At some point in time JARIC(ME) changed its name to ARIC(NE). I was posted (in 1970) to ARIC(NE), which changed to JARIC(NE) at some time while I was there, I think in the first year or so, upon the arrival of a WREN officer with a huge prow and stern to match. The photo section, darkrooms etc were all downstairs towards the rear of the building. It had no windows but – bliss – it was air-conditioned! Upstairs was the drawing office, the PIs’ rooms, the orderly room, the CO’s office and the crewroom. They had to make do with enormous ceiling fans and ventilation through the windows. There were panoramic views from up there, but give me air conditioning any day!

In my day there, the farthest half of Tunnel Beach (from the tunnel) was designated as “Officers’ Beach”, behind which was a 9-hole golf course with “browns” instead of greens. There was a perilous path down the cliffs onto the golf course, but it wasn’t a good idea to attempt it after a few Keo’s.

Happy Valley was a sports centre par excellence. Every outdoor sport imaginable was practiced every afternoon. The beach itself was pretty crap, but you can’t have everything.

On the Google Earth pics of JARIC(NE) it is tucked away down in the bottom left-hand corner of the pictures. The triangular car park is a dead giveaway, the site itself being on the inside of a narrow fork in the road.

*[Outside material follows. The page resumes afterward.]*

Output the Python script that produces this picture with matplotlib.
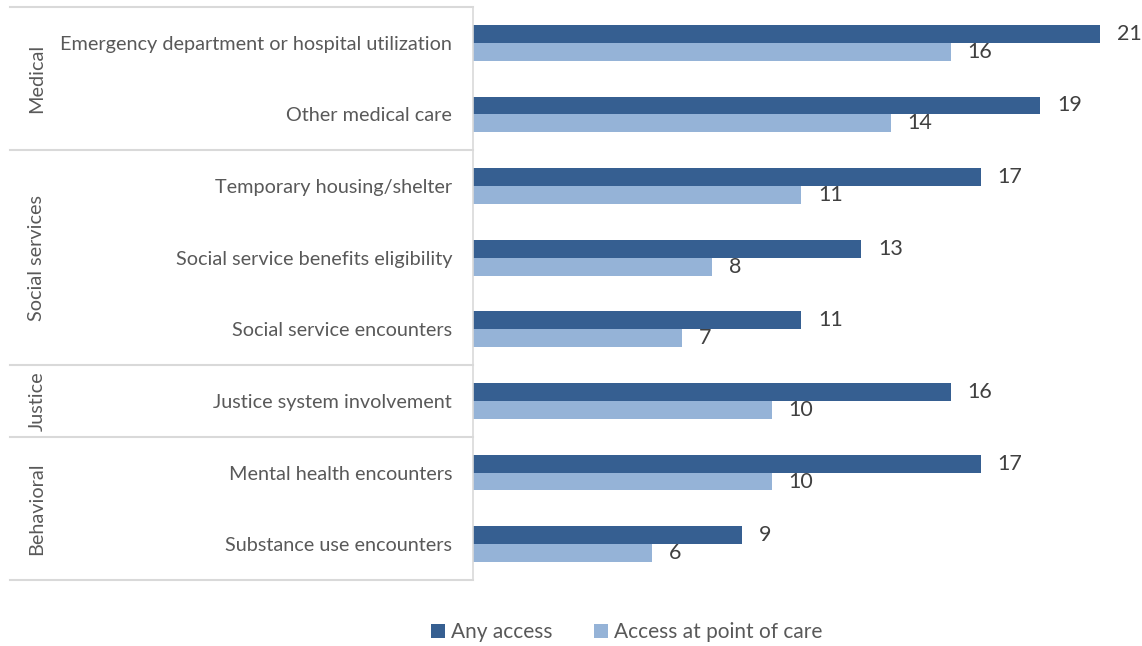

M. Shahab Din (“caterer to the British Forces for over 100 years”) was still doing a roaring trade in the early 70’s from a small Nissen hut on the main road. His egg banjos were unrivalled, and he was better value than the NAAFI for most comestibles. Dodge City had hardly changed at all. The Station Tailor’s Shop, I seem to remember, was next to the SWO’s office in Dodge, and there was a YMCA, a Salvation Army café and bookshop, a flip-flops store, a newsagent, and the Station Barber Shop was also up there.